* GIVEN INSTRUCTION: Give the data below again exactly as it stands. Omit the pictures.

* DATASET CONTENT:
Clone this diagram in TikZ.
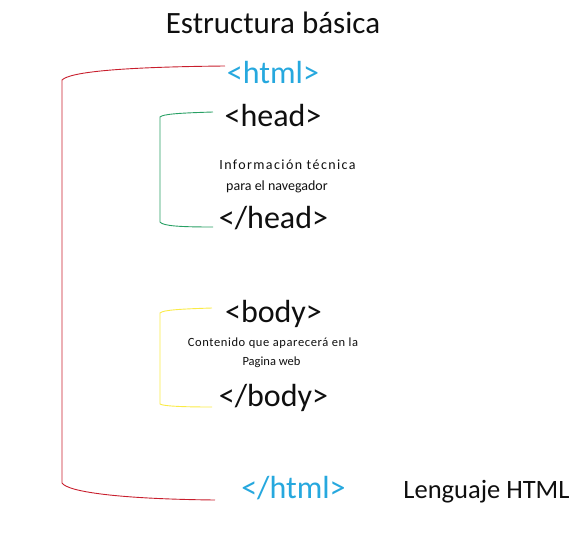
\documentclass[tikz,border=0pt]{standalone}
\usepackage{fontspec}
\setmainfont{Carlito}
\definecolor{htmlblue}{RGB}{38,168,222}
\definecolor{tagblack}{RGB}{15,15,15}
\definecolor{bred}{RGB}{200,30,45}
\definecolor{bgreen}{RGB}{40,160,100}
\definecolor{byellow}{RGB}{250,235,70}
\begin{document}
\begin{tikzpicture}[x=1pt,y=-1pt,
  tag/.style={anchor=base,inner sep=0pt,font=\fontsize{32}{36}\selectfont,text=tagblack},
  htag/.style={tag,text=htmlblue},
  note/.style={anchor=base,inner sep=0pt,text=tagblack},
  brk/.style={line width=0.9pt}]
\useasboundingbox (0,0) rectangle (582,533);
\node[tag,font=\fontsize{31}{36}\selectfont] (title) at (273,33) {Estructura básica};
\node[htag] (html) at (273,83) {<html>};
\node[tag] (head) at (273,126) {<head>};
\node[note,font=\fontsize{14}{16}\selectfont\addfontfeatures{LetterSpace=10}] (info1) at (287.5,169) {Información técnica};
\node[note,font=\fontsize{14}{16}\selectfont] (info2) at (277,190) {para el navegador};
\node[tag] (chead) at (273.5,228) {</head>};
\node[tag] (body) at (273.5,322) {<body>};
\node[note,font=\fontsize{12.5}{15}\selectfont\addfontfeatures{LetterSpace=5}] (cont1) at (273,346) {Contenido que aparecerá en la};
\node[note,font=\fontsize{12.5}{15}\selectfont] (cont2) at (271.5,365) {Pagina web};
\node[tag] (cbody) at (273.5,406) {</body>};
\node[htag] (chtml) at (293.5,498) {</html>};
\node[tag,font=\fontsize{26.5}{30}\selectfont] (lang) at (486.5,498) {Lenguaje HTML};
% bracket end points
\coordinate (r1) at (225,66);
\coordinate (r2) at (215,500);
\coordinate (g1) at (213,112);
\coordinate (g2) at (213,227);
\coordinate (y1) at (212,308);
\coordinate (y2) at (212,407);
\draw[brk,bred] (r1) .. controls (120,67) and (70,72) .. (62,80) -- (62,483) .. controls (68,492) and (120,499) .. (r2);
\draw[brk,bgreen] (g1) .. controls (180,113) and (163,114) .. (160,117) -- (160,222) .. controls (163,226) and (180,227) .. (g2);
\draw[brk,byellow] (y1) .. controls (180,309) and (163,310) .. (160,313) -- (160,404) .. controls (163,406) and (180,407) .. (y2);
\end{tikzpicture}
\end{document}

* ANSWER TO THE EXERCISE:
Clone this diagram in TikZ.
\documentclass[tikz,border=0pt]{standalone}
\usepackage{fontspec}
\setmainfont{Carlito}
\definecolor{htmlblue}{RGB}{38,168,222}
\definecolor{tagblack}{RGB}{15,15,15}
\definecolor{bred}{RGB}{200,30,45}
\definecolor{bgreen}{RGB}{40,160,100}
\definecolor{byellow}{RGB}{250,235,70}
\begin{document}
\begin{tikzpicture}[x=1pt,y=-1pt,
  tag/.style={anchor=base,inner sep=0pt,font=\fontsize{32}{36}\selectfont,text=tagblack},
  htag/.style={tag,text=htmlblue},
  note/.style={anchor=base,inner sep=0pt,text=tagblack},
  brk/.style={line width=0.9pt}]
\useasboundingbox (0,0) rectangle (582,533);
\node[tag,font=\fontsize{31}{36}\selectfont] (title) at (273,33) {Estructura básica};
\node[htag] (html) at (273,83) {<html>};
\node[tag] (head) at (273,126) {<head>};
\node[note,font=\fontsize{14}{16}\selectfont\addfontfeatures{LetterSpace=10}] (info1) at (287.5,169) {Información técnica};
\node[note,font=\fontsize{14}{16}\selectfont] (info2) at (277,190) {para el navegador};
\node[tag] (chead) at (273.5,228) {</head>};
\node[tag] (body) at (273.5,322) {<body>};
\node[note,font=\fontsize{12.5}{15}\selectfont\addfontfeatures{LetterSpace=5}] (cont1) at (273,346) {Contenido que aparecerá en la};
\node[note,font=\fontsize{12.5}{15}\selectfont] (cont2) at (271.5,365) {Pagina web};
\node[tag] (cbody) at (273.5,406) {</body>};
\node[htag] (chtml) at (293.5,498) {</html>};
\node[tag,font=\fontsize{26.5}{30}\selectfont] (lang) at (486.5,498) {Lenguaje HTML};
% bracket end points
\coordinate (r1) at (225,66);
\coordinate (r2) at (215,500);
\coordinate (g1) at (213,112);
\coordinate (g2) at (213,227);
\coordinate (y1) at (212,308);
\coordinate (y2) at (212,407);
\draw[brk,bred] (r1) .. controls (120,67) and (70,72) .. (62,80) -- (62,483) .. controls (68,492) and (120,499) .. (r2);
\draw[brk,bgreen] (g1) .. controls (180,113) and (163,114) .. (160,117) -- (160,222) .. controls (163,226) and (180,227) .. (g2);
\draw[brk,byellow] (y1) .. controls (180,309) and (163,310) .. (160,313) -- (160,404) .. controls (163,406) and (180,407) .. (y2);
\end{tikzpicture}
\end{document}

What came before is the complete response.